Plotting code records
============================================================

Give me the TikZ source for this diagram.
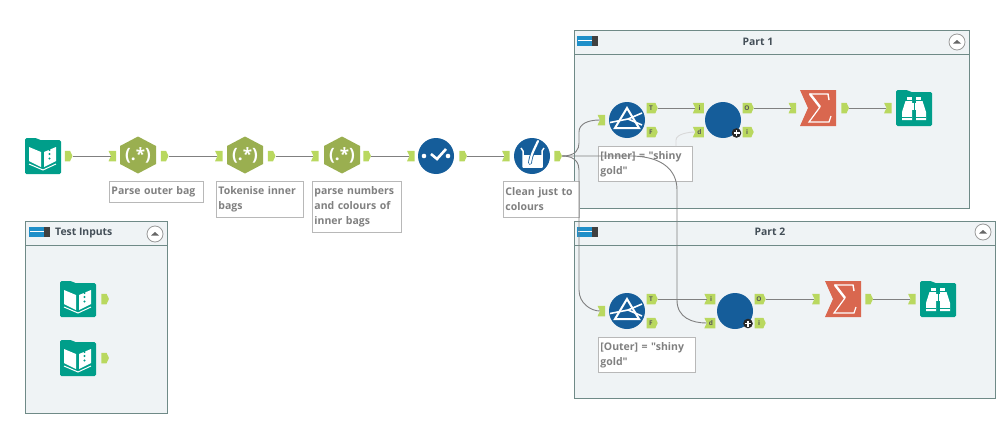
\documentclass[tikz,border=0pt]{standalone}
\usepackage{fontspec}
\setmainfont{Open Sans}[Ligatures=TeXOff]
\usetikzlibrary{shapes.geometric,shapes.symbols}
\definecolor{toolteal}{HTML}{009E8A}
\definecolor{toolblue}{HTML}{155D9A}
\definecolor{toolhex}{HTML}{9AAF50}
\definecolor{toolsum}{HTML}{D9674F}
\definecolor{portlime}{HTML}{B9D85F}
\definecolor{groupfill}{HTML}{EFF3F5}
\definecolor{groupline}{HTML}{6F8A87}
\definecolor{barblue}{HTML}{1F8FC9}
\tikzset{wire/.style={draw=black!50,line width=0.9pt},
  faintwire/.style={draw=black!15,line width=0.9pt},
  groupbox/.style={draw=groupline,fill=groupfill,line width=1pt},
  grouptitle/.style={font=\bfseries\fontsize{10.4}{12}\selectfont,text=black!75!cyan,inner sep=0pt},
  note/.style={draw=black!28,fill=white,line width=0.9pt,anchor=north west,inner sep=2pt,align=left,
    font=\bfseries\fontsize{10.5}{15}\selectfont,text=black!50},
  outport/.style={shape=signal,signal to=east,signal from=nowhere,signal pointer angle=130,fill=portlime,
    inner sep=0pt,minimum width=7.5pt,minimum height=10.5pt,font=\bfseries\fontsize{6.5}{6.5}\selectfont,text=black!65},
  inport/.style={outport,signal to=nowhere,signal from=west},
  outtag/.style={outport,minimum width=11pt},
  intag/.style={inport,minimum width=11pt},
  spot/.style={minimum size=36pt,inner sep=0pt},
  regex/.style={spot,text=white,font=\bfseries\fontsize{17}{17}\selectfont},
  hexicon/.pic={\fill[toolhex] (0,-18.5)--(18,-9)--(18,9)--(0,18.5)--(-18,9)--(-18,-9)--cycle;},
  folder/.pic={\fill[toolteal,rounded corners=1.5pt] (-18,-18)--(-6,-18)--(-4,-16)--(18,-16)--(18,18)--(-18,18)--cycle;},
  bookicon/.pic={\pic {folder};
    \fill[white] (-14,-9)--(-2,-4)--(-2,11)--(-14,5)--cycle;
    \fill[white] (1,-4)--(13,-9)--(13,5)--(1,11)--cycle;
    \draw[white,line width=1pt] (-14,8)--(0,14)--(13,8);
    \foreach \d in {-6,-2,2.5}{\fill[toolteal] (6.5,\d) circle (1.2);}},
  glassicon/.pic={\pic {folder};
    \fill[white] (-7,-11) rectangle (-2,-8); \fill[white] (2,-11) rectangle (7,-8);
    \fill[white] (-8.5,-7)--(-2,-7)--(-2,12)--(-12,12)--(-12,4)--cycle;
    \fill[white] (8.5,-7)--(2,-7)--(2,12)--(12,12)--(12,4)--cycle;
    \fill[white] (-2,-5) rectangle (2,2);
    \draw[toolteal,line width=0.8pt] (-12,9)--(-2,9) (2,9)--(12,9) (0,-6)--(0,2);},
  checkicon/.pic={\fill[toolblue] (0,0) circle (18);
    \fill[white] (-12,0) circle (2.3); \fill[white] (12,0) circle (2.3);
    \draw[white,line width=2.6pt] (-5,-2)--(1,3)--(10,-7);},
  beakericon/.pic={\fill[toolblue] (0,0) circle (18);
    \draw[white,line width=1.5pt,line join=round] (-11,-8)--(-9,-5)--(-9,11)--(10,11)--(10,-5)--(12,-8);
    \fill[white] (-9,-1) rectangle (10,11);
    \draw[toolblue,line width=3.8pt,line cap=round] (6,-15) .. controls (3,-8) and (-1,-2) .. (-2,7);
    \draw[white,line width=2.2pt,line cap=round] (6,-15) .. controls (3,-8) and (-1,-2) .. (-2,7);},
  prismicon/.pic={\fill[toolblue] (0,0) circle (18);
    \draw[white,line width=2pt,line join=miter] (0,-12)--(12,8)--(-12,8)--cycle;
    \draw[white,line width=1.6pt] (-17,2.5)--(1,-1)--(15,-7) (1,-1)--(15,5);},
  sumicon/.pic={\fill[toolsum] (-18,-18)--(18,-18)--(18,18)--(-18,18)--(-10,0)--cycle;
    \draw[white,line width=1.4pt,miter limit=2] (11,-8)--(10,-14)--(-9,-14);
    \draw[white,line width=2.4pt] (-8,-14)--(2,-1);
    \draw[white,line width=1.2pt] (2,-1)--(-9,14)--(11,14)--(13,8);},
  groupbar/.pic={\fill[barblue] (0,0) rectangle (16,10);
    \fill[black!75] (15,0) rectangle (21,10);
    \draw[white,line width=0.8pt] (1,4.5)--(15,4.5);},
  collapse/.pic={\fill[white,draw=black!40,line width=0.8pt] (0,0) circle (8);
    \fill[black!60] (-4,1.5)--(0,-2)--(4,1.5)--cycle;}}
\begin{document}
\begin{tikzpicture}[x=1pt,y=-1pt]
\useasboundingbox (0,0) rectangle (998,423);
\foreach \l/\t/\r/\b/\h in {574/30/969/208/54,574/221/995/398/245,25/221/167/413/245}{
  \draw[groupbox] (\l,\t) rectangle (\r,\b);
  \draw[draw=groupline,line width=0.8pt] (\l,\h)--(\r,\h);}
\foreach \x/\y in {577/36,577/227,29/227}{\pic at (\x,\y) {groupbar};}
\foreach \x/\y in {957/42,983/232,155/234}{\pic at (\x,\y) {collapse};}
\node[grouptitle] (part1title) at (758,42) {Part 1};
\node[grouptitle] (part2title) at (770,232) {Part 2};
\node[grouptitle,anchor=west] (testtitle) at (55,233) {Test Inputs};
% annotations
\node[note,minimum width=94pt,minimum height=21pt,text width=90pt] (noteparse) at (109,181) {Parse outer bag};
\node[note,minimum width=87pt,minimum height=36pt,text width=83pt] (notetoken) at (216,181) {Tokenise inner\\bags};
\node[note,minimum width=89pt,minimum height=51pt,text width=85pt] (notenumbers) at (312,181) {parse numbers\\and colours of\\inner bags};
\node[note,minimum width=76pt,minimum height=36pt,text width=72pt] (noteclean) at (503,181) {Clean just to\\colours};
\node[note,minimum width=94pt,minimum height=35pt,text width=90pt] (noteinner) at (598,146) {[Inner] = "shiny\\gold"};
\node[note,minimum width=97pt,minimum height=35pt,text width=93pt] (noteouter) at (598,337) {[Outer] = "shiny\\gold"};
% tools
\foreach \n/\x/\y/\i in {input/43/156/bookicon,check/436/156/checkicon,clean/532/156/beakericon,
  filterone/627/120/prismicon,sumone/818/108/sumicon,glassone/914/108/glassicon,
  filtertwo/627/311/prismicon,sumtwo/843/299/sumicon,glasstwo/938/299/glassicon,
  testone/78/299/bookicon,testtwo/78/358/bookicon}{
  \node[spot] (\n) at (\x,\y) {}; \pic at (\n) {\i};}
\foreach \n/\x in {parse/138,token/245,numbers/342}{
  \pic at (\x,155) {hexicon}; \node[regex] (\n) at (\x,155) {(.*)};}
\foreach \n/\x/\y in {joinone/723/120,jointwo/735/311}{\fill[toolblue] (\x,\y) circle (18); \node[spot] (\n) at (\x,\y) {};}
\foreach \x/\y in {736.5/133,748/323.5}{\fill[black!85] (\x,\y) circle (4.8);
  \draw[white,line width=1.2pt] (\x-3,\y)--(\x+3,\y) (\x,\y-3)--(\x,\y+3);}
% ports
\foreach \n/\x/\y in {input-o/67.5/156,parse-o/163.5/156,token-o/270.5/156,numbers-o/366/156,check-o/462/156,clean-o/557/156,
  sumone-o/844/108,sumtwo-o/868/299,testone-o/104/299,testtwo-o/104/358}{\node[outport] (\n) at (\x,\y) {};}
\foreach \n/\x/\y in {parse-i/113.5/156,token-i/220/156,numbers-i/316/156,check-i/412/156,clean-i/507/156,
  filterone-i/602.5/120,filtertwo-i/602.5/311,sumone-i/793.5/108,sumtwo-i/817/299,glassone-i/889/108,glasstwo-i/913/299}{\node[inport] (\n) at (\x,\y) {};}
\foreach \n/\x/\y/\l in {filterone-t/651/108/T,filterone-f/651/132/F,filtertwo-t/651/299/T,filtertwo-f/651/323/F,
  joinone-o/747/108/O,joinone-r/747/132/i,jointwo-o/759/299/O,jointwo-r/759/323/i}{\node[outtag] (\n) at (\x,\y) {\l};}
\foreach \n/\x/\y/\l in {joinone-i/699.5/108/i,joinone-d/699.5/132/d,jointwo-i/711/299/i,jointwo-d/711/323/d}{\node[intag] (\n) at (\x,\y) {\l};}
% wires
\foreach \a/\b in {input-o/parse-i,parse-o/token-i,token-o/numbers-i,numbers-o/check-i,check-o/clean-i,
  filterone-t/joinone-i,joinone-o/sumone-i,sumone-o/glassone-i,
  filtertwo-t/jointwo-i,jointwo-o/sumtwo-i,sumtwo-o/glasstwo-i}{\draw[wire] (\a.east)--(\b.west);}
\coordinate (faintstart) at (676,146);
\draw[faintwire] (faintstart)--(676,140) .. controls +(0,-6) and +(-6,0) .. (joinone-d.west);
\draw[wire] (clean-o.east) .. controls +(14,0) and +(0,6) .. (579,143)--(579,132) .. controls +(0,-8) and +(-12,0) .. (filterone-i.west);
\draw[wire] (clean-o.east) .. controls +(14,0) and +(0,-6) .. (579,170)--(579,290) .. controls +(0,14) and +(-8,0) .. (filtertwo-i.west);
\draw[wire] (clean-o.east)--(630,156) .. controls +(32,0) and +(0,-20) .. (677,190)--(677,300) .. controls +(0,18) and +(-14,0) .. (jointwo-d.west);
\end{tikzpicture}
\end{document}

============================================================

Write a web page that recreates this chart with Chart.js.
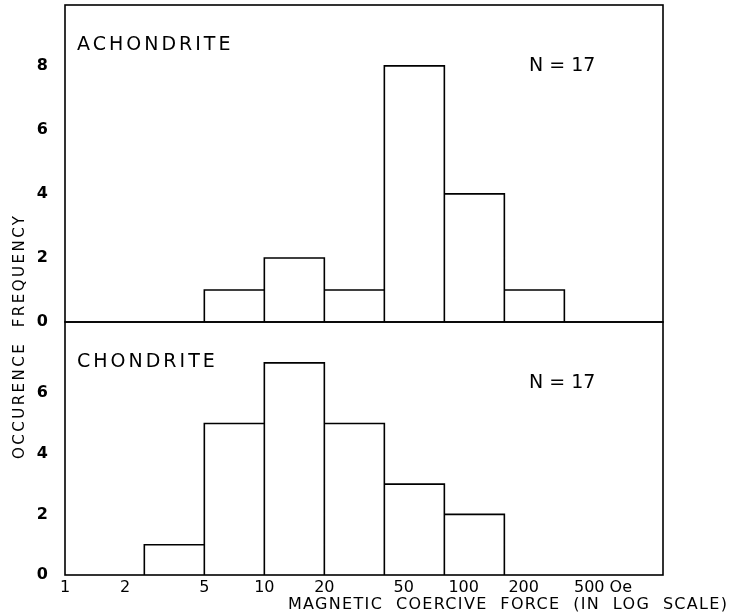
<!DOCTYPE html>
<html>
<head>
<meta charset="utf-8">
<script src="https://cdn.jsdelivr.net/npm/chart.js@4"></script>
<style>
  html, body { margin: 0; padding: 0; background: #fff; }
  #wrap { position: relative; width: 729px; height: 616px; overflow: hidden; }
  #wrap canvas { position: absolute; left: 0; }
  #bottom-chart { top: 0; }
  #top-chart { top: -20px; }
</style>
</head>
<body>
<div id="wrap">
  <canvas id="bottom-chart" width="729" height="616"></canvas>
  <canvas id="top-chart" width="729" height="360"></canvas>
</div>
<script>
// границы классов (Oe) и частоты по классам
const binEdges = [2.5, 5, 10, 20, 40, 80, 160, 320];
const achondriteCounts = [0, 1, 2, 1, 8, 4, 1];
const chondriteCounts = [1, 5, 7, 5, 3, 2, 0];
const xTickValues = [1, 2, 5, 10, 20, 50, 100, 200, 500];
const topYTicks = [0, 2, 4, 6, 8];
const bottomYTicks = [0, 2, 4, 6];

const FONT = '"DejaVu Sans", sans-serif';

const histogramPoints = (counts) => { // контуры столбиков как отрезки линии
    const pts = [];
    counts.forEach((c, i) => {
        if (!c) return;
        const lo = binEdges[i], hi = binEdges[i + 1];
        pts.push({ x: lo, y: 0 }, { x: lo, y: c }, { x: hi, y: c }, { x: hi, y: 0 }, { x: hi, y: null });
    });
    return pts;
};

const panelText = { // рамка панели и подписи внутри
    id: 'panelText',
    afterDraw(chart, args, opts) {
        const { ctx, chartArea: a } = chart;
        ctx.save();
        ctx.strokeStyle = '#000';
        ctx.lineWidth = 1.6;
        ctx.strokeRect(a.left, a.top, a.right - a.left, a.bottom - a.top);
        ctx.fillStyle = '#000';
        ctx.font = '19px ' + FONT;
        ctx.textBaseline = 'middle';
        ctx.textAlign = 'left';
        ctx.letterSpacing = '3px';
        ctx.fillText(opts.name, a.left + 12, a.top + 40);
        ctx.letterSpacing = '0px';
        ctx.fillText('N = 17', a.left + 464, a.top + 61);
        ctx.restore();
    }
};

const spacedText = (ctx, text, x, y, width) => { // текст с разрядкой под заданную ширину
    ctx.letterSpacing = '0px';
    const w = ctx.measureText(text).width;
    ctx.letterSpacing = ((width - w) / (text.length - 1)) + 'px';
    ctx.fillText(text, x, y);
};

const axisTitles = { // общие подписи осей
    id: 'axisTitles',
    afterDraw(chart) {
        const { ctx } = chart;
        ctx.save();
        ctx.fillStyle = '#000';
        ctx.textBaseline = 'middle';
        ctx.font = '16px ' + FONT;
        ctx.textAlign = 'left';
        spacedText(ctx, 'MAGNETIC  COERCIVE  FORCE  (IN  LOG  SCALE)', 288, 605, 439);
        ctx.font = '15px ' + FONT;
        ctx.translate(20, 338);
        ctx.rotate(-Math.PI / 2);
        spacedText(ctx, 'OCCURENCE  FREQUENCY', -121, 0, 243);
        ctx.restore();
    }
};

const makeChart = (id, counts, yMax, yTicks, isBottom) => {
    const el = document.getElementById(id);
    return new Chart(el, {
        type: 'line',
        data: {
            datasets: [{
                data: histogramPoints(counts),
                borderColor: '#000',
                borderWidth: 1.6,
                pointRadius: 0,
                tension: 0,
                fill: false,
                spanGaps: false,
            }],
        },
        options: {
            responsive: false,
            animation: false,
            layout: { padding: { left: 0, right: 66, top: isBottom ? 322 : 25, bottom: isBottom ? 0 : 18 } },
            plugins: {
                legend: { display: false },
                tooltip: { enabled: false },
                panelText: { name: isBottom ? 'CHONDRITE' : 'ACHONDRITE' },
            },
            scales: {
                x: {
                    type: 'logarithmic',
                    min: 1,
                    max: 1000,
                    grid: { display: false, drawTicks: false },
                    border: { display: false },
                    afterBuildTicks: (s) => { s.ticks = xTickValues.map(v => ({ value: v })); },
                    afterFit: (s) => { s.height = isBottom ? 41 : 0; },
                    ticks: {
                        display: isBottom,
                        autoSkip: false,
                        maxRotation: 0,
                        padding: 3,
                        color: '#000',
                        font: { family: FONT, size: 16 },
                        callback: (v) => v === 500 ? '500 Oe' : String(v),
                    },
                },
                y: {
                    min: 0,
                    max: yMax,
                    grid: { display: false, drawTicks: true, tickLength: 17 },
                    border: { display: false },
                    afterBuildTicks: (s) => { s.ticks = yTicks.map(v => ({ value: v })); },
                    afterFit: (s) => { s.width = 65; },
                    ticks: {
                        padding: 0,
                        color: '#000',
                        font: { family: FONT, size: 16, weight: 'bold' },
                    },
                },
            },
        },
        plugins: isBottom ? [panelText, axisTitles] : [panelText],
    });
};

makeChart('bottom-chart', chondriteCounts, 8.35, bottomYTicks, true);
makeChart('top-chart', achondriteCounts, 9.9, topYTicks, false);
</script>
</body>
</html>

============================================================

**Your instructions:** From the listing above, find the number of lines with the word "this" in them. Answer with the number only.

**Written response:** 2